AZED mentioned last year in one of the slips that this would occur, so I was looking for the connection of year date with puzzle number. I got the clue phrase very early, but didn’t see the initial letters of clue phrase.

A ‘tour de force’!

4. The Trafites says:

D’OH! I KNEW I was wrong here – looking too hard. Yes, quite brilliant. I did notice the number and thought about this year being 2010, but that was about it.

Nick

5. Chris says:

Re 4dn: My print edition of the Observer had EROS IN MIDI as the anagrind.

The acrostic in the clues is very unobtrusive. I only spotted it after solving the puzzle, tipped off by the hint in the preamble (“Further help in identifying the theme is provided elsewhere”).

6. sidey says:

Curses, I’ve been waiting for this and missed it completely. Bart Simpson was obviously not ON in retrospect. Brilliant.

7. DFM says:

The incorrect anagram was corrected by Azed at proof stage but GU failed to make the correction in the online edition

8. nmsindy says:

Thanks for the blog, The Trafites. I got stuck on 9A, where there are quite a few alternatives for SO?A. Was tempted to guess SOYA but glad I did not and spend time writing a clue that would not be eligible for the comp. It seems obvious now that you’ve explained it, I did wonder about ‘versatile’ as to whether it belonged to definition or wordplay. I did not see the ‘first letters of clues’ theme either.

9. Bob Sharkey says:

Well said, nmsindy, your toils with 9A mirrored my own. There is one alternative to SOJA in my view, and that’s SOLA, the plant cultivated to provide pith for pith helmets and the like. A reading of ‘fortune cut’ equivalent to ‘loss’, then truncated by ‘short’, then reversed surely works. As has happened many times in the past, Azed may have to consider whether to allow one or the other as an alternative solution. I hesitate to say which of the two he intended, but providing a few competitors raise the issue in their letters, he will almost certainly address it in the ‘slip’.

10. sidey says:

I wonder what the ‘correct’ version of 4d was…

11. Bob Sharkey says:

Sidey, Chris @5 has answered your question. It was explained by a post from Don Manley last Sunday on the crossword centre message board. Always worth a visit to check for issues like this.

12. sidey says:

Sorry about missing that Bob (and Chris).

13. The Trafites says:

Bob #9 – but is ‘sola’ a versatile crop?

(Homer Simpson)Nick

14. Bob Sharkey says:

I believe the fibres are used for other materials, such as matting, etc., and also for silages.

15. bridgesong says:

Bob

I thought about SOLA as well, but decided that it didn’t in fact fit the clue. It may be a versatile crop, but I don’t think that Azed would ever clue LOSS as “fortune cut”; it doesn’t work at all as a synonym. Once I’d come to that decision, it was time to search Chambers for the alternatives, and then search for the reversals of the words that were then generated. Only JOSS fitted the bill.

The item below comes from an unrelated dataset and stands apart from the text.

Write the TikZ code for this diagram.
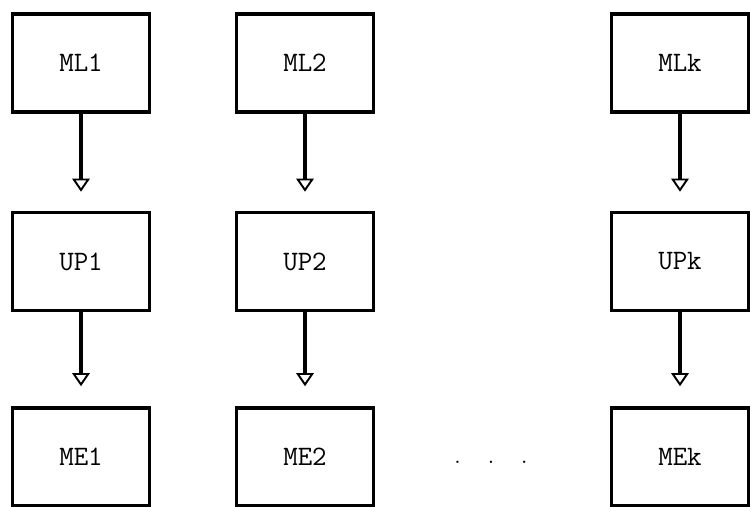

Apart from that, I’m another who spotted the coincidence of puzzle number and year, but completely missed the acrostic. Like you, Nick, I spent far too long looking at the completed grid for ninas, rather than at the clues. I thought Bart Simpson was most ingenious, if a little unlikely for Azed.

16. Bob Sharkey says:

It is a truth universally acknowledged that a single man in possession of a good fortune must be in want of a wife.

You won’t find this sense of the word defined in Chambers.